Most Halloween tips focus on safety for trick-or-treaters, but homeowners should also take extra precautions to keep their homes and yards safe, or risk the chance of liability.
I found a great article to share with you from Suite101.com—just in time for Halloween. You can read it in its entirety by clicking on the link below, but here it is in a nutshell:
Indoor Fire Safety
Candles are often used to illuminate Jack-O-Lanterns, and many lights with special effects are turned on to give the house an eerie and fun look. , If a real fire source must be used, try votive candles whenever possible. Better still, use battery-operated lights or chemical light sticks to light up carved pumpkins. If many lights are used to decorate the house, don’t overload extension cords or let them run through water or snow in the ground.
You should also ensure that smoke detectors, alarms and sprinklers are in good working condition. Have a few fire drills with the family before Halloween to make sure your kids know where the escape routes and exit locations are located. This will help prepare everyone, in case a fire breaks out amidst the fun.
Leave the Porch Light on for Trick-or-Treaters
Adequate light is essential for visitors and trick-or-treaters to see where they are going. Leave the porch light on. If needed, install additional lights in the front yard to avoid someone tripping over something he or she can’t see.
Keep Walkways Clear on Halloween
Make sure walkways and the front yard are clean and clutter-free to prevent falls. Move bikes, garden hoses, potted plants and skateboards away from areas that are likely to be walked on by groups of people.
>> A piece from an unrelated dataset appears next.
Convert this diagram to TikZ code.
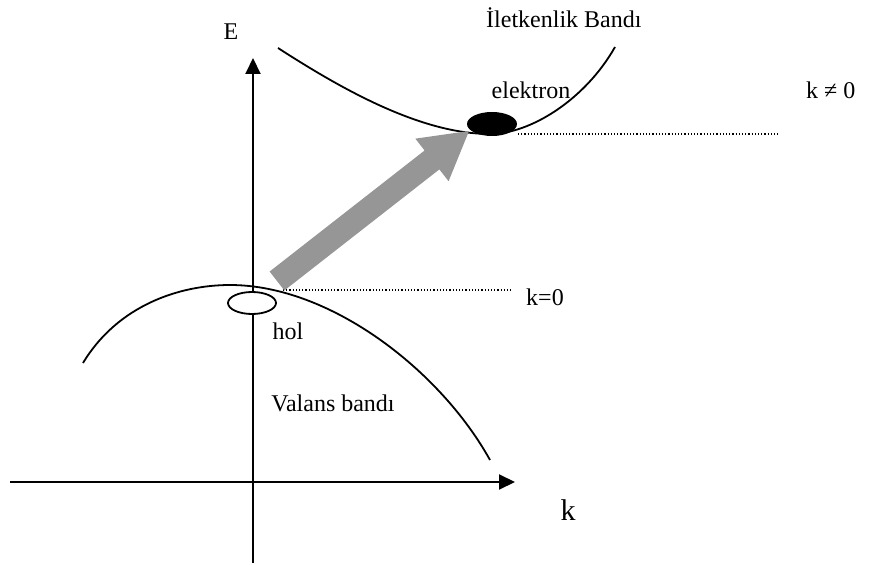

Decorative items and Jack-O-Lanterns should also be positioned at a safe distance from crowds to prevent people from tripping over them.
Halloween means there will be lots of visitors and trick-or-treaters coming and going on your property. Although pets are a big part of many families, they need to be properly confined in a safe place on Halloween. The new sights and sounds may excite, agitate or frighten your pet, resulting in unexpected behavior. Cats may jump on tables and counters where Halloween lights and props are located. A dog may mistake guests for intruders and attack them the minute you open the door. Some pets may also chew on
decorations or electrical cords used to light up the house. Make sure those cords are properly covered and secured.
Offer Non-Candy Treats
Food safety is another Halloween-related safety issue. Candy and sweets are supposed to be treats. While these treats are not meant to cause harm in any way, they can cause reactions in children with food allergies. Most kids have been warned by their parents not to eat any treats without letting them examine their goody bag first, but some may give in to temptation and eat them along the way.
To avoid adverse food reactions, consider offering non-candy treats to young visitors and trick-or-treaters. Stickers, unsharpened pencils, small notebooks, crayons, a few coins, balloons and cheap small toys all make good candy substitutes.
Halloween is meant to be fun and spooky–not just for the family, but for visitors as well. Make the house safe for everyone on Halloween. Practice indoor fire safety, leave the porch light on, clear walkways and the front yard of any clutter, confine pets in safe places and offer non-candy treats to little trick-or-treaters.